COLLECTED DATA:

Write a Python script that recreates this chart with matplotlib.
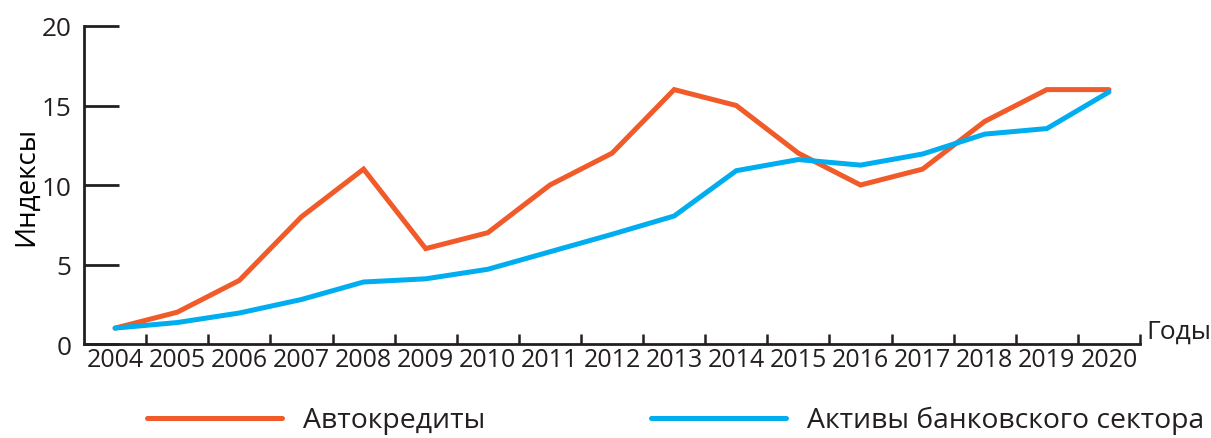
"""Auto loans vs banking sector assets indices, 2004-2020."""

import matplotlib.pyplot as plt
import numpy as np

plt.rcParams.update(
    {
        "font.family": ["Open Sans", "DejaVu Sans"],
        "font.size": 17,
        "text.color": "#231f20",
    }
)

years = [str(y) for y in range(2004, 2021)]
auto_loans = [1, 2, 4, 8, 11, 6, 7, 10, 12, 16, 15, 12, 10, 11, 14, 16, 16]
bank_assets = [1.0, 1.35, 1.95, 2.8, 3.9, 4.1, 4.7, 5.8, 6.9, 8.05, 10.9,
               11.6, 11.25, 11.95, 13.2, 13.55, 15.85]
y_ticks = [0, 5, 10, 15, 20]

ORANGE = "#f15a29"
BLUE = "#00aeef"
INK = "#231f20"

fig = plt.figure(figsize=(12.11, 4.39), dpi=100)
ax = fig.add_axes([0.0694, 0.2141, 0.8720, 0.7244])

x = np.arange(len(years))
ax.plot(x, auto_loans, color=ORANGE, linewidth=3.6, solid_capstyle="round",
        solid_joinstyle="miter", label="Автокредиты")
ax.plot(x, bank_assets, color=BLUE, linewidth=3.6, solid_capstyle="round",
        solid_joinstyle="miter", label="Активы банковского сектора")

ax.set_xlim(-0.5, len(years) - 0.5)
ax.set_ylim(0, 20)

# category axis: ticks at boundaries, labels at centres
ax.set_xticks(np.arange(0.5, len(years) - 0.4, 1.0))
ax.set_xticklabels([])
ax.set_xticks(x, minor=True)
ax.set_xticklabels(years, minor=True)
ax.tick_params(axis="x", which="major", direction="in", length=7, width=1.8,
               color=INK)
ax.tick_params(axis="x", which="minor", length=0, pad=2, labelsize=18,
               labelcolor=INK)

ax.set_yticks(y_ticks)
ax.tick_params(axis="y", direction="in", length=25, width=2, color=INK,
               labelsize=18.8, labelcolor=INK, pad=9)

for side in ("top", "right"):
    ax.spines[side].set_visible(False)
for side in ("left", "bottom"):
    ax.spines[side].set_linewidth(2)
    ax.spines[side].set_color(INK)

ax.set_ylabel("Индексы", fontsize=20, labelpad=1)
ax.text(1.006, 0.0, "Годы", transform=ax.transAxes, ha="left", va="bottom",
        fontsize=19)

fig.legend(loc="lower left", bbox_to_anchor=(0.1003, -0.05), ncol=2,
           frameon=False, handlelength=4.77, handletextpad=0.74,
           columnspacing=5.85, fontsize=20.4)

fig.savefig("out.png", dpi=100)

GIVEN PROBLEM:
Repeat only the lines between the start of the data and the line with "labelcolor=INK)", including those two lines, and skip the pictures.

WORKED SOLUTION:
Write a Python script that recreates this chart with matplotlib.
"""Auto loans vs banking sector assets indices, 2004-2020."""

import matplotlib.pyplot as plt
import numpy as np

plt.rcParams.update(
    {
        "font.family": ["Open Sans", "DejaVu Sans"],
        "font.size": 17,
        "text.color": "#231f20",
    }
)

years = [str(y) for y in range(2004, 2021)]
auto_loans = [1, 2, 4, 8, 11, 6, 7, 10, 12, 16, 15, 12, 10, 11, 14, 16, 16]
bank_assets = [1.0, 1.35, 1.95, 2.8, 3.9, 4.1, 4.7, 5.8, 6.9, 8.05, 10.9,
               11.6, 11.25, 11.95, 13.2, 13.55, 15.85]
y_ticks = [0, 5, 10, 15, 20]

ORANGE = "#f15a29"
BLUE = "#00aeef"
INK = "#231f20"

fig = plt.figure(figsize=(12.11, 4.39), dpi=100)
ax = fig.add_axes([0.0694, 0.2141, 0.8720, 0.7244])

x = np.arange(len(years))
ax.plot(x, auto_loans, color=ORANGE, linewidth=3.6, solid_capstyle="round",
        solid_joinstyle="miter", label="Автокредиты")
ax.plot(x, bank_assets, color=BLUE, linewidth=3.6, solid_capstyle="round",
        solid_joinstyle="miter", label="Активы банковского сектора")

ax.set_xlim(-0.5, len(years) - 0.5)
ax.set_ylim(0, 20)

# category axis: ticks at boundaries, labels at centres
ax.set_xticks(np.arange(0.5, len(years) - 0.4, 1.0))
ax.set_xticklabels([])
ax.set_xticks(x, minor=True)
ax.set_xticklabels(years, minor=True)
ax.tick_params(axis="x", which="major", direction="in", length=7, width=1.8,
               color=INK)
ax.tick_params(axis="x", which="minor", length=0, pad=2, labelsize=18,
               labelcolor=INK)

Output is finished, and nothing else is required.